Volunteers are the lifeblood of the church.
Have you ever took a moment to consider what your ministry would look like without them? You would be a one-man band, there would be no child care, there would be no host team to greet visitors, and all of your production gear would just sit there unable to amplify your voice, throw lyrics on the screens, or set the mood with lighting. Without volunteers there would be no ministry.
Unfortunately, it's really easy to take volunteers for granted, especially the most reliable ones who serve every single week. As mundane as it may seem, some of the most valuable work you can do as a leader is show your appreciation for your volunteers in small but tangible ways. Make it a part of your weekly work schedule to reach out to at least two or three them with kind gestures of appreciation. Sometimes it’s difficult to come up with ideas for what to do, so here are 5 ways you can love a volunteer that do not require much effort or time.

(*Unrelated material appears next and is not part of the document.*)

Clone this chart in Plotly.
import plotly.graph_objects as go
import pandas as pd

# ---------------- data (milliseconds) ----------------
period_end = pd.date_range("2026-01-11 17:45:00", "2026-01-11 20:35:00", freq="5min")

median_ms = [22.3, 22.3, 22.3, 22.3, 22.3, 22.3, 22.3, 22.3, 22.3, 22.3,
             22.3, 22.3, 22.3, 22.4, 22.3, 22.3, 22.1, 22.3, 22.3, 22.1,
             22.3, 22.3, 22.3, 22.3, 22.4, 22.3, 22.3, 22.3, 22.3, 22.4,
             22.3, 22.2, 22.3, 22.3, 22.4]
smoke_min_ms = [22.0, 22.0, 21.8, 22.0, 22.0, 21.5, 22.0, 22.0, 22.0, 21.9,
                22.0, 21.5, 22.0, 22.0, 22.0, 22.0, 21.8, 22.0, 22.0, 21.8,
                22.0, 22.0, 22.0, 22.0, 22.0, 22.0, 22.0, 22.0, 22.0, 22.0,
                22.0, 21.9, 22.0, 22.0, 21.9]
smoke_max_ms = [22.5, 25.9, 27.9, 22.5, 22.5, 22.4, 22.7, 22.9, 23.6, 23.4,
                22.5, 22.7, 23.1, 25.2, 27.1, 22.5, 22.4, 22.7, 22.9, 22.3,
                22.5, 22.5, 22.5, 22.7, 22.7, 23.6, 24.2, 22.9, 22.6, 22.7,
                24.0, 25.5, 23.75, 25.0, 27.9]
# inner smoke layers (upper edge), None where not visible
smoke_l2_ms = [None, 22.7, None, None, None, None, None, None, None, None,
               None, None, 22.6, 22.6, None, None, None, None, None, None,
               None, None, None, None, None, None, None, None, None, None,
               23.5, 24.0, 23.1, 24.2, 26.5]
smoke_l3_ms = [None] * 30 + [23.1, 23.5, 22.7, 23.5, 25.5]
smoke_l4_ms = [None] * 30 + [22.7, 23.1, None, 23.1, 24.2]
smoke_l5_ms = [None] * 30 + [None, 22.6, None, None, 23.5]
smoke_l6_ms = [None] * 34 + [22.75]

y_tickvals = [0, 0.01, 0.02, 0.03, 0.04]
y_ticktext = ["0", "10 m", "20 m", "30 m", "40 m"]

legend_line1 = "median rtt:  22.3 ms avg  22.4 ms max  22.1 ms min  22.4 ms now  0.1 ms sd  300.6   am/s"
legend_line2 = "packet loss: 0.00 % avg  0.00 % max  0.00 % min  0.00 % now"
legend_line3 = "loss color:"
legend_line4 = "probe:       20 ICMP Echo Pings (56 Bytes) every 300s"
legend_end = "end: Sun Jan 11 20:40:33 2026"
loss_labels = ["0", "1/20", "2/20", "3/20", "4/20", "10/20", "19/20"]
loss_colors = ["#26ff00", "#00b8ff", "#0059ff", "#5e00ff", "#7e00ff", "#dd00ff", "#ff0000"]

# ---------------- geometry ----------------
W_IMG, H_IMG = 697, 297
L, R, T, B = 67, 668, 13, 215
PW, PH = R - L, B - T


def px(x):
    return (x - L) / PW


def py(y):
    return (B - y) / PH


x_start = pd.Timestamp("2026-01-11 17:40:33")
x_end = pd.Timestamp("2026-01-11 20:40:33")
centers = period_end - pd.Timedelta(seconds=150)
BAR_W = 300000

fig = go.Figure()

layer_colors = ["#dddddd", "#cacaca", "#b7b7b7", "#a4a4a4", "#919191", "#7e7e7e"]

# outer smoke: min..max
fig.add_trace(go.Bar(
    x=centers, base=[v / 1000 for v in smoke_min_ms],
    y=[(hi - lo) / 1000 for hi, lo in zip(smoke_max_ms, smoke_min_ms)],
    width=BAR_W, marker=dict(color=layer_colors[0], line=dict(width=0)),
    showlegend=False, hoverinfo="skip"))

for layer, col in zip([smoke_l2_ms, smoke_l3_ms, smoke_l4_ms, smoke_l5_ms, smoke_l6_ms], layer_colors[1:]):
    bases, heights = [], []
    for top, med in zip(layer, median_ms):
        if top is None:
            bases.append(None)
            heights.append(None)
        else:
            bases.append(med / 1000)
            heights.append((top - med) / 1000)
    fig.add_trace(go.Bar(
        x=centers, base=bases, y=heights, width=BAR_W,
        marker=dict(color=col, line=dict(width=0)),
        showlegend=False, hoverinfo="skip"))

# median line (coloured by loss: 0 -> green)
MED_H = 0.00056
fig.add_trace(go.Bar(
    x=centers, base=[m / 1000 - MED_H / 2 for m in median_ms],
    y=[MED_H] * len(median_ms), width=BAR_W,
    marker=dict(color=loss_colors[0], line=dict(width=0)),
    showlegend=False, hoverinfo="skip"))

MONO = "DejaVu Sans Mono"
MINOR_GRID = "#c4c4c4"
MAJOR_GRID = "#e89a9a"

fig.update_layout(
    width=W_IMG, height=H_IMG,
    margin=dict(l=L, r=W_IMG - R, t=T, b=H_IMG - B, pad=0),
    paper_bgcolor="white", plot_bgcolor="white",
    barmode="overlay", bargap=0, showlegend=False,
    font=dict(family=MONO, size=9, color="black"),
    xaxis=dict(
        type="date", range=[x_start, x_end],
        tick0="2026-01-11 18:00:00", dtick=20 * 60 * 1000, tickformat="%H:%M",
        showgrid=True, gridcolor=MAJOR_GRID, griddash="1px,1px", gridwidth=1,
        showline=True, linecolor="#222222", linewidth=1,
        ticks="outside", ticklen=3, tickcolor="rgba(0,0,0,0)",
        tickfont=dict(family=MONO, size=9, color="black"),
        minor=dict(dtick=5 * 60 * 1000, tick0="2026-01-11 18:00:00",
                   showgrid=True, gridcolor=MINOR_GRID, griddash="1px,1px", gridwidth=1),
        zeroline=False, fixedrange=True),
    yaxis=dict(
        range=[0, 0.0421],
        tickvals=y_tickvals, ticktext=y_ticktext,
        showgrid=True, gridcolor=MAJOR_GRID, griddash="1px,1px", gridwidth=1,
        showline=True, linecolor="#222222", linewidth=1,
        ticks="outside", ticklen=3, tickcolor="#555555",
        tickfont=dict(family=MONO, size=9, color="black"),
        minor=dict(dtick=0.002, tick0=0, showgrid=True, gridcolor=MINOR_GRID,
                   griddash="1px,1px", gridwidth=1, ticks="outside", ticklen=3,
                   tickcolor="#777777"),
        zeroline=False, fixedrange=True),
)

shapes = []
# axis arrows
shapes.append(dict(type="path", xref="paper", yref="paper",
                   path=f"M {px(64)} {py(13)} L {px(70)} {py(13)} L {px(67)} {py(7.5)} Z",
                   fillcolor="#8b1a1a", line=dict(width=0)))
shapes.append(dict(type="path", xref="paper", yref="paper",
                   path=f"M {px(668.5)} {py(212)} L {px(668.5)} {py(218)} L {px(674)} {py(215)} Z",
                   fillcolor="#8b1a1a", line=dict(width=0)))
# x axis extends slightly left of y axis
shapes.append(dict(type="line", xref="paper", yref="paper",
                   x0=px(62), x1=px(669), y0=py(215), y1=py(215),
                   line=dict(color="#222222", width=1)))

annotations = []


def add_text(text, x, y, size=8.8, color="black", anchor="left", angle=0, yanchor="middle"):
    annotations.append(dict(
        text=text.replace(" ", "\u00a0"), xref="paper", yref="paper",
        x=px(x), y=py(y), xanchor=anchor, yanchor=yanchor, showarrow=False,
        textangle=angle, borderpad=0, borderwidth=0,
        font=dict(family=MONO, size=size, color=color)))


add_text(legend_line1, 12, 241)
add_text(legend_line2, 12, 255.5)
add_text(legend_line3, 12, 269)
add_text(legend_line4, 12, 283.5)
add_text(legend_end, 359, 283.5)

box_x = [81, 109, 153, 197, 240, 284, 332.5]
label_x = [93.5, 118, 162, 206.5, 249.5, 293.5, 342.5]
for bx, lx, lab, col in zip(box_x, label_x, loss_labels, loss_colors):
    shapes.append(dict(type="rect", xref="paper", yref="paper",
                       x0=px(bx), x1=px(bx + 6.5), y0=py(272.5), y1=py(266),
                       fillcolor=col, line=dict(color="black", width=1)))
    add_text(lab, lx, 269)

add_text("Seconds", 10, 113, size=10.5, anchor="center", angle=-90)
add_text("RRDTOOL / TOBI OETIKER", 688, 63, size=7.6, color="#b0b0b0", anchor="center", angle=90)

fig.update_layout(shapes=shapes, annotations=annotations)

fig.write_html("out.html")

Thank them after every service - This is probably the easiest way to show appreciation. After your volunteers have slaved away for you for two or more hours on Sunday morning, try to tell them thank you before they leave. You don’t have to say much, just a “Thanks for your time and the great job you did…”
Write a thank you note - Order a pack of thank you cards and some stamps and send them an old-school handwritten letter. You could also write them a thank you note via email, but my guess is people have a greater appreciation for taking the time to write it by hand. Leave the box of thank you cards on your desk or some place where you’ll see them regularly and be reminded to use them.

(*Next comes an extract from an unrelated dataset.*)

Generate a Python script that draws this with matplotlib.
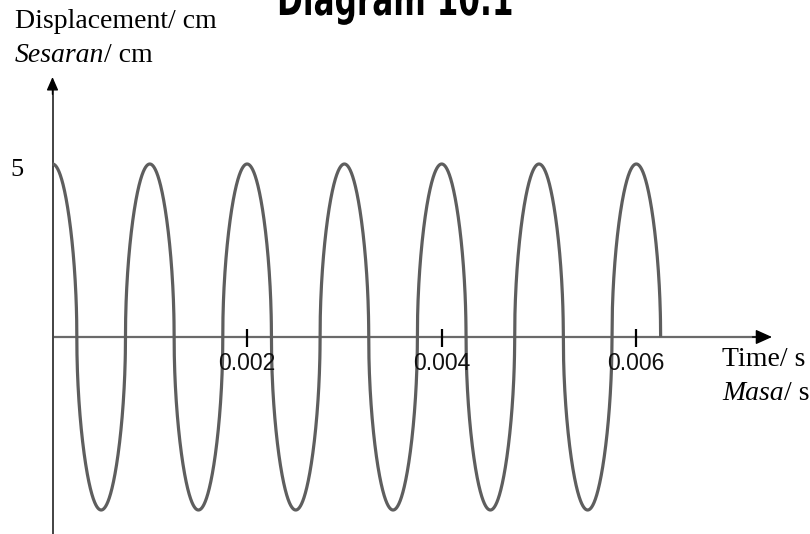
import numpy as np
import matplotlib.pyplot as plt
import matplotlib.patheffects as pe
from matplotlib.transforms import Affine2D

# wave parameters
AMPLITUDE = 5.0          # cm
PERIOD = 0.001           # s
T_END = 0.00625          # curve stops at this zero crossing
SHAPE = 0.5              # <1 gives the fat, steep-sided loops of the sketch
TICK_TIMES = [0.002, 0.004, 0.006]
TICK_LABELS = ['0.002', '0.004', '0.006']
Y_LABEL_VALUE = 5

SERIF = 'Liberation Serif'
SANS = 'Liberation Sans'


class Condense(pe.AbstractPathEffect):
    """Squeeze text horizontally about its anchor (no condensed font here)."""

    def __init__(self, sx):
        super().__init__()
        self.sx = sx

    def draw_path(self, renderer, gc, tpath, affine, rgbFace=None):
        renderer.draw_path(gc, tpath, Affine2D().scale(self.sx, 1) + affine,
                           rgbFace)


fig = plt.figure(figsize=(8.1, 5.34), dpi=100)
ax = fig.add_axes([0, 0, 1, 1])
ax.set_xlim(-52.5 / 97300, (810 - 52.5) / 97300)
ax.set_ylim(-(534 - 337) / 34.6, 337 / 34.6)
ax.axis('off')

# displacement curve
t = np.linspace(0, T_END, 4000)
c = np.cos(2 * np.pi * t / PERIOD)
y = AMPLITUDE * np.sign(c) * np.abs(c) ** SHAPE
ax.plot(t, y, color='#5e5e5e', lw=2.3, solid_capstyle='butt', zorder=3)

# axes with arrow heads
x_tip = (772 - 52.5) / 97300
ax.plot([0.00003, x_tip - 0.0001], [0, 0], color='#6a6a6a', lw=1.6, zorder=2)
ax.annotate('', xy=(x_tip, 0), xytext=(x_tip - 0.0002, 0),
            arrowprops=dict(arrowstyle='-|>,head_length=1.0,head_width=0.45',
                            color='black', lw=1.0, shrinkA=0, shrinkB=0))
y_tip = (337 - 77) / 34.6
ax.plot([0, 0], [-6, y_tip - 0.3], color='#222222', lw=1.2, zorder=2)
ax.annotate('', xy=(0, y_tip), xytext=(0, y_tip - 0.5),
            arrowprops=dict(arrowstyle='-|>,head_length=0.8,head_width=0.35',
                            color='black', lw=1.0, shrinkA=0, shrinkB=0))

# ticks and labels on time axis
ax.vlines(TICK_TIMES, -0.28, 0.22, color='black', lw=1.6, zorder=4)
for tt, lab in zip(TICK_TIMES, TICK_LABELS):
    ax.text(tt, -0.42, lab, ha='center', va='top', fontsize=16.5,
            family=SANS, color='#111111')

ax.text(-0.00037, (337 - 170) / 34.6, str(Y_LABEL_VALUE), ha='center',
        va='center', fontsize=19, family=SERIF)

# axis titles (English / Malay)
ax.text(-0.000385, 8.93, 'Displacement/ cm', ha='left', va='baseline',
        fontsize=20, family=SERIF)
s1 = ax.text(-0.000385, 7.95, 'Sesaran', ha='left', va='baseline',
             fontsize=20, family=SERIF, style='italic')
ax.annotate('/ cm', xy=(1, 0), xycoords=s1, ha='left', va='bottom',
            fontsize=20, family=SERIF)

tx = (722 - 52.5) / 97300
ax.text(tx, (337 - 366) / 34.6, 'Time/ s', ha='left', va='baseline',
        fontsize=20, family=SERIF)
m1 = ax.text(tx, (337 - 400) / 34.6, 'Masa', ha='left', va='baseline',
             fontsize=20, family=SERIF, style='italic')
ax.annotate('/ s', xy=(1, 0), xycoords=m1, ha='left', va='bottom',
            fontsize=20, family=SERIF)

fig.text(277 / 810, 1 - 15 / 534, 'Diagram 10.1', ha='left', va='baseline',
         fontsize=33, fontweight='bold', family='DejaVu Sans',
         path_effects=[Condense(0.68)])

fig.savefig('out.png', dpi=100)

Take them to coffee or lunch - This cost money, but try to have funds allocated in your ministry budget to do this. Spending time to get to know your volunteers outside of church at a local restaurant or coffee shop will really go a long way in showing appreciation for them and building trust. If the volunteer is the opposite sex, I highly recommend inviting their spouse, or bring along your spouse. Just make sure you are never in questionable situations.
Brag about them on social media - Find creative ways to share how awesome they are on social media. Take photos of them while they are serving at church and then post them on Facebook or Instagram and write some sort of caption that talks about how awesome they are.
Ask how you can pray for them, pray for them, and tell them you’re praying for them. Go out of your way to ask them how you can pray for them, record those things in a format so you can recall them later, and make it a part of your weekly routine to pray for them. If you do the other four things in this list and develop a meaningful friendship with your volunteers, I think you’ll find praying for them something you look forward to doing.
I’m sure there are a billion other creative ways to show appreciation for your volunteers. What else would you add to this list?